[GIVEN DATA]:
►

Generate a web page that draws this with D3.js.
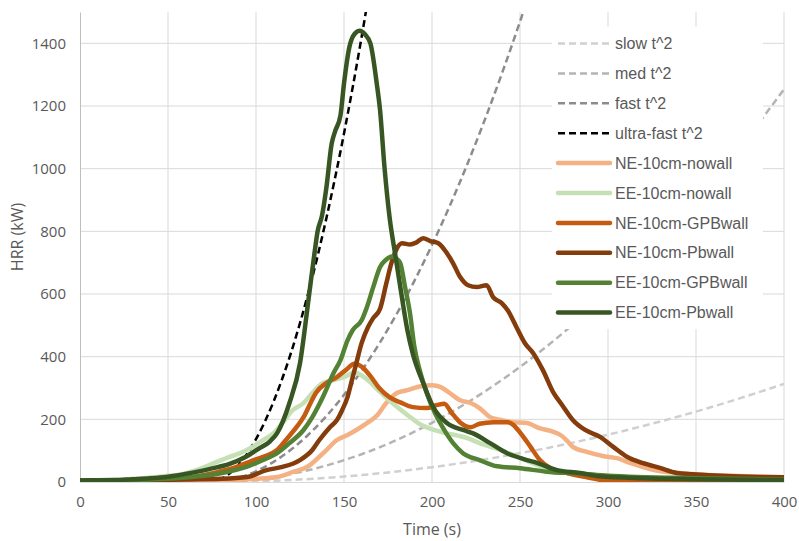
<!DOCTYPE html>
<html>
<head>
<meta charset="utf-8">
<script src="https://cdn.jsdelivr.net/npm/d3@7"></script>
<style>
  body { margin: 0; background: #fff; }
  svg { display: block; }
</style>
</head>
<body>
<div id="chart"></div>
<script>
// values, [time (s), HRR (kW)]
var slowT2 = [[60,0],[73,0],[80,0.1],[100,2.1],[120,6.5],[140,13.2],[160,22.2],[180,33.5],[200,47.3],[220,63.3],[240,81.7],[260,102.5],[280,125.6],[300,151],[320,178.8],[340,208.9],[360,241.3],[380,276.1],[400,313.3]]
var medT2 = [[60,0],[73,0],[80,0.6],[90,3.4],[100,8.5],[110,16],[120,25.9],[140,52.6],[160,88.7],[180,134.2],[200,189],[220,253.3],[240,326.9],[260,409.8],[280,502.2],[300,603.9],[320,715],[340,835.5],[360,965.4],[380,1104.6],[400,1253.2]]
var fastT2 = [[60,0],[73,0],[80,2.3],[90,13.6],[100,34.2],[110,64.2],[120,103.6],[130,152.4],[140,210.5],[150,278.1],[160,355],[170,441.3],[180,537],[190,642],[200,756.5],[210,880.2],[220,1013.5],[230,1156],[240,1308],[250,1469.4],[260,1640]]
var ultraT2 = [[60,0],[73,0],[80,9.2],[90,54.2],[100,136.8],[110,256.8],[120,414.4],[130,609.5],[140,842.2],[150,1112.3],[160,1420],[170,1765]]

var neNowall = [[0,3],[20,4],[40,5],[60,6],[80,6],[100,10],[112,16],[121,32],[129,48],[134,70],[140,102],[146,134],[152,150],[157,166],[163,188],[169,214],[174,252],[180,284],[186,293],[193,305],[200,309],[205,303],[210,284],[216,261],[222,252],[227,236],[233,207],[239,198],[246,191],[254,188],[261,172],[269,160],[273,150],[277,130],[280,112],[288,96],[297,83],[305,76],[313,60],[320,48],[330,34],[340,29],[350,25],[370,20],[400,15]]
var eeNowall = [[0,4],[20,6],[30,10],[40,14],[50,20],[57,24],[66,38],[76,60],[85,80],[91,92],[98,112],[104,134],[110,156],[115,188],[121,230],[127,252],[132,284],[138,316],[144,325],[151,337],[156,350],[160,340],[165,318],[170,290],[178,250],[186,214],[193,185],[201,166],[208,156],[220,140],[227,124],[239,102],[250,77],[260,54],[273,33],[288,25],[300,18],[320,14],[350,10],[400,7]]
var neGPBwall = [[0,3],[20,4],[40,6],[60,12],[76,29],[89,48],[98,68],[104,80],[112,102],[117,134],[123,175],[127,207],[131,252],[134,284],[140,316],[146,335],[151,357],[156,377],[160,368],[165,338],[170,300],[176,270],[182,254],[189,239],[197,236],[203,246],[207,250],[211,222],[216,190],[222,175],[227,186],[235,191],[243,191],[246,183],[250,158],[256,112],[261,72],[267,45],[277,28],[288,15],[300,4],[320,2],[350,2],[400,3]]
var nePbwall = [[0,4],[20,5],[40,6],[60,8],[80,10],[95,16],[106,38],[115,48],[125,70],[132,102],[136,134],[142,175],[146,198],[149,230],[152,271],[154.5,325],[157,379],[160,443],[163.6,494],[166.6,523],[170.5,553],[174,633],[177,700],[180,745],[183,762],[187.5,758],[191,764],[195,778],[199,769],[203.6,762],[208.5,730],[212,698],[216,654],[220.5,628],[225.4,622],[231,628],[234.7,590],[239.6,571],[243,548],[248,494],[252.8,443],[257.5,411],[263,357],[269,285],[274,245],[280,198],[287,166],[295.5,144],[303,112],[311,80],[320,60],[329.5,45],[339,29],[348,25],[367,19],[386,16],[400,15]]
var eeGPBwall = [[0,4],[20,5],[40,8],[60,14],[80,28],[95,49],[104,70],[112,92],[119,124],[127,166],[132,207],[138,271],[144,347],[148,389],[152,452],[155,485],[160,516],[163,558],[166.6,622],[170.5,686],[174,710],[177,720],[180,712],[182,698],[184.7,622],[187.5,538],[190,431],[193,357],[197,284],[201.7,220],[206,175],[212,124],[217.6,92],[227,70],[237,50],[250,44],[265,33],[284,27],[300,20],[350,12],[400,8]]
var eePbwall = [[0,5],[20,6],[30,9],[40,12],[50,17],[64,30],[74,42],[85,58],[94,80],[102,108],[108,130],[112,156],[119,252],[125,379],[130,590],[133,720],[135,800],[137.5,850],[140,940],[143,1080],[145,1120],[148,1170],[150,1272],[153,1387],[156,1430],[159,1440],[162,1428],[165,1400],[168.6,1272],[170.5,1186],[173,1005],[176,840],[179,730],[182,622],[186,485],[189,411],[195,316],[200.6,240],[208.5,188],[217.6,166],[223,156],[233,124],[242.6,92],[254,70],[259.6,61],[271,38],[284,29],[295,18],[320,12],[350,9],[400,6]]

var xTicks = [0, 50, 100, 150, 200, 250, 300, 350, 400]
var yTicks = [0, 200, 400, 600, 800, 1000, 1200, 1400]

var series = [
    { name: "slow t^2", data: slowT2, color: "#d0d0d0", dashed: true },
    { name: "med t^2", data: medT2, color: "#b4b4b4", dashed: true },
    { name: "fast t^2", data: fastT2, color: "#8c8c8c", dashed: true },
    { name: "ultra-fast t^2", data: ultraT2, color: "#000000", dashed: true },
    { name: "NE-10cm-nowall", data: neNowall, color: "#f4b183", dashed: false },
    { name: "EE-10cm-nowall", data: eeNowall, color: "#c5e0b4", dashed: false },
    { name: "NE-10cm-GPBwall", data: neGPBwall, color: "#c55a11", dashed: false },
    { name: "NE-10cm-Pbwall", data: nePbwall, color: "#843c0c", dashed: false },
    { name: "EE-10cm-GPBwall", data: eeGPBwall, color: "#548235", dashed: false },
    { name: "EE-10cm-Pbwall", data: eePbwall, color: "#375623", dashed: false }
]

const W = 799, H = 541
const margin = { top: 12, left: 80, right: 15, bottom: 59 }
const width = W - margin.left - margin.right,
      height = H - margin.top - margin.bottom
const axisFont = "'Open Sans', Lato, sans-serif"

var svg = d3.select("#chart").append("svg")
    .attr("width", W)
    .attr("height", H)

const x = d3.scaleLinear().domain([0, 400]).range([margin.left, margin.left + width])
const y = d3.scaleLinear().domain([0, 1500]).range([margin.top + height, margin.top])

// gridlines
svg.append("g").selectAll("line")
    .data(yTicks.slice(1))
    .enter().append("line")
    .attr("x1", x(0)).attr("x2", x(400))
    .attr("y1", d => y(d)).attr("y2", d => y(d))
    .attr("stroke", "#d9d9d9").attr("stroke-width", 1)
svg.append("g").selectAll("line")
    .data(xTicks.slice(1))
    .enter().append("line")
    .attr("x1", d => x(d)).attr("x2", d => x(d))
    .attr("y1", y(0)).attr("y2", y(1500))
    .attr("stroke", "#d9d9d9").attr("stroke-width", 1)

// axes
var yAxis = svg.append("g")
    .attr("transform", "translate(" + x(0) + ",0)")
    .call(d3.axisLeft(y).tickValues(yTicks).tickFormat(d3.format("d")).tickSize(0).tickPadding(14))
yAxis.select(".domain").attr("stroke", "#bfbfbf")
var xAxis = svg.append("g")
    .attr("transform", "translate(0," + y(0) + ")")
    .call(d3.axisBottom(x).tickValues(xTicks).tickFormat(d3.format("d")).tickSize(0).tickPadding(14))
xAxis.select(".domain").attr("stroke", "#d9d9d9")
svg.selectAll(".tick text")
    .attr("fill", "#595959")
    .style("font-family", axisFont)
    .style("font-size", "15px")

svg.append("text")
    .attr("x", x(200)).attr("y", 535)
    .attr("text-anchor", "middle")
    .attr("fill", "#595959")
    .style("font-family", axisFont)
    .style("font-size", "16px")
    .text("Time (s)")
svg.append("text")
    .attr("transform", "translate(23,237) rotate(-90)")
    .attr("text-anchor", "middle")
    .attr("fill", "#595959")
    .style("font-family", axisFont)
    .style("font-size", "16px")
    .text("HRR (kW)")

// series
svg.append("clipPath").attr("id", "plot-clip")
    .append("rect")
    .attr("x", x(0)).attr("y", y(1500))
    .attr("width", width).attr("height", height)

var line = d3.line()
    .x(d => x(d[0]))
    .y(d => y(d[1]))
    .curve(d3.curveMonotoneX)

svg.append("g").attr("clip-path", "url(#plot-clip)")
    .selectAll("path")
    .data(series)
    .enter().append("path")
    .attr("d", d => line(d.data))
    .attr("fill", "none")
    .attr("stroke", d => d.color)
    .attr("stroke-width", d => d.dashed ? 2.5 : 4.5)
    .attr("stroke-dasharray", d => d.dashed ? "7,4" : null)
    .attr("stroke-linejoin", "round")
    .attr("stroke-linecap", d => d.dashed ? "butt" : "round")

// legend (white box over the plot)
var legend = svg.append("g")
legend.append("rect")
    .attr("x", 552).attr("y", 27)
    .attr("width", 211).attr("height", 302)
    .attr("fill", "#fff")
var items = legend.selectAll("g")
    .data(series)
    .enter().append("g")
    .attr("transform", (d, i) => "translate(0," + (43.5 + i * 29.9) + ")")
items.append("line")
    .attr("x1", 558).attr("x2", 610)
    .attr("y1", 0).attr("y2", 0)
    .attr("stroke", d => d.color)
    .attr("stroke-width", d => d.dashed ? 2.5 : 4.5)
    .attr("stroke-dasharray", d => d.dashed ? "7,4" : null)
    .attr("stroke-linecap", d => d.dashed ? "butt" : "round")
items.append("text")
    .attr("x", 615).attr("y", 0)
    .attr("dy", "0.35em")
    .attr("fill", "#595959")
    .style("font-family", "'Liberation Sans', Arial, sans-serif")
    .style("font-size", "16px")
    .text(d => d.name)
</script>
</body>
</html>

◄
►

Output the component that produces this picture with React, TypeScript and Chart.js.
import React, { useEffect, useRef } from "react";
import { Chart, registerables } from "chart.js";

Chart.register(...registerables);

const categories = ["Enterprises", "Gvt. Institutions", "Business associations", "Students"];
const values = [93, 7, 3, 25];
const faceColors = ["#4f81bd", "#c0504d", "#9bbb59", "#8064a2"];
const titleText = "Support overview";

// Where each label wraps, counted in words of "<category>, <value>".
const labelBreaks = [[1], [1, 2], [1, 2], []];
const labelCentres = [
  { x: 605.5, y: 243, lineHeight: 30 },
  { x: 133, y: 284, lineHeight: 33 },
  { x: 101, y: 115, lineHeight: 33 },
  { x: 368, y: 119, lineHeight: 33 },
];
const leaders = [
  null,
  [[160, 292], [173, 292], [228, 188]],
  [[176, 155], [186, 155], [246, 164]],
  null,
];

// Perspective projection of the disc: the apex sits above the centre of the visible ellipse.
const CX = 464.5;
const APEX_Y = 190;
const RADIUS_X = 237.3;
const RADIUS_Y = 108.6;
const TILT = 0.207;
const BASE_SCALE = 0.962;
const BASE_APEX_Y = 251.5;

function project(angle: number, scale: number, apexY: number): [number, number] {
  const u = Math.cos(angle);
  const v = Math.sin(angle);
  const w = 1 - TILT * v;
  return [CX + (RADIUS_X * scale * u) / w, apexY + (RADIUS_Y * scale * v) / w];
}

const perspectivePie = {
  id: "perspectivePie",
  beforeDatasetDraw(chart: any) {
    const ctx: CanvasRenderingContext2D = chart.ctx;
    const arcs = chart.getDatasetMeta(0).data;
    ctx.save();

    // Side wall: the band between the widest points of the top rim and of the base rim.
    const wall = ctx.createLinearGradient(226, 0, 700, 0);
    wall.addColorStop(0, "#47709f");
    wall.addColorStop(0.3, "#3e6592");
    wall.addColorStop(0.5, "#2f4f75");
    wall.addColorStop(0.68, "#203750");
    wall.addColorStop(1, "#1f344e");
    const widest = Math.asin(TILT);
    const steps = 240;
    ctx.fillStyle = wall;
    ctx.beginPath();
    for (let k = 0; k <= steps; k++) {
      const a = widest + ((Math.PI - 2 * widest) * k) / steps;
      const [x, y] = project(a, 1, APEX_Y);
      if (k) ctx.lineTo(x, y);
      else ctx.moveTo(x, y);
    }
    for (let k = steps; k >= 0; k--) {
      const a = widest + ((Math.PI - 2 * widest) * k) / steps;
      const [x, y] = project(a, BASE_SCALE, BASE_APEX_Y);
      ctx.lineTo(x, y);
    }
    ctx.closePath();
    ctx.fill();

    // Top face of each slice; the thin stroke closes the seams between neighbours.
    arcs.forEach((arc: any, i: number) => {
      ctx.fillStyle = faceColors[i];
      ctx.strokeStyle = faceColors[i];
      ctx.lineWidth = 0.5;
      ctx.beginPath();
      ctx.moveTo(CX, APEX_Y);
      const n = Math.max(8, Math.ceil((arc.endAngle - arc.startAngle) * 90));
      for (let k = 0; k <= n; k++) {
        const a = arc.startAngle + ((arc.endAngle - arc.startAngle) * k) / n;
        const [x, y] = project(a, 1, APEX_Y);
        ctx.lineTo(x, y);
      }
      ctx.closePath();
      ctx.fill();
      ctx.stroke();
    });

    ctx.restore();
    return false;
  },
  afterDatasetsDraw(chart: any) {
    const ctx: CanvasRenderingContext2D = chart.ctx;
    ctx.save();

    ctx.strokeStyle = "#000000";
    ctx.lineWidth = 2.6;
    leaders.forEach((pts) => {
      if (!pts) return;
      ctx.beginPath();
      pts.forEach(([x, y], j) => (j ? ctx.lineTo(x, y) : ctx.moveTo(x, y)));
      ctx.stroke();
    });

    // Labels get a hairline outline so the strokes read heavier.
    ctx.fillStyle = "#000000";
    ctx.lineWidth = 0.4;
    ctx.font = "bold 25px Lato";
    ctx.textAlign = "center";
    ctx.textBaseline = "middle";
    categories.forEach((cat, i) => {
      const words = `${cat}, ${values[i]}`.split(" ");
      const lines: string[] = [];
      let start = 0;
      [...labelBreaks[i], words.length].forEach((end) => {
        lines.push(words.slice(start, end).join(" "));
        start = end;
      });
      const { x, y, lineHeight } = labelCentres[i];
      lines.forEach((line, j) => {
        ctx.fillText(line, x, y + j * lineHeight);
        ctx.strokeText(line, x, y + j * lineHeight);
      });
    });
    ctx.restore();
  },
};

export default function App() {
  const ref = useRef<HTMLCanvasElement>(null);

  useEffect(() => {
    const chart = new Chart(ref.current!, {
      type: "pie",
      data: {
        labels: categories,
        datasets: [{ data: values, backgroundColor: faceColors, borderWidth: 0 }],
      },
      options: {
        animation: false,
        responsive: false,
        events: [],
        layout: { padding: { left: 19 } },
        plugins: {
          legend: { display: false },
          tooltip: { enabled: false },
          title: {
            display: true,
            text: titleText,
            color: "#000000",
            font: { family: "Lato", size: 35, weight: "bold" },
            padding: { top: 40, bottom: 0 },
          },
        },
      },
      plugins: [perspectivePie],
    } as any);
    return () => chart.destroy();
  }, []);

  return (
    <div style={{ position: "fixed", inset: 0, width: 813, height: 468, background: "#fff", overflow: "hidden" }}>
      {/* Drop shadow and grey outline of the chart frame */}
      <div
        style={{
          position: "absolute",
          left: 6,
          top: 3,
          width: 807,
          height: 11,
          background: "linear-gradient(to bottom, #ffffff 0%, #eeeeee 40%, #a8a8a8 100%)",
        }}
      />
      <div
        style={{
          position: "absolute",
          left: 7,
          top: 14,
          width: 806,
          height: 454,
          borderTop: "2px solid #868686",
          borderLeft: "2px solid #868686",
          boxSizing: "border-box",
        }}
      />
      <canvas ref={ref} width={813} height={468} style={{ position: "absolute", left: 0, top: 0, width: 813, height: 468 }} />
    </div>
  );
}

◄

[SET PROBLEM]:
Pick out the lines above containing the word "picture", then copy them.

[RESPONSE]:
Output the component that produces this picture with React, TypeScript and Chart.js.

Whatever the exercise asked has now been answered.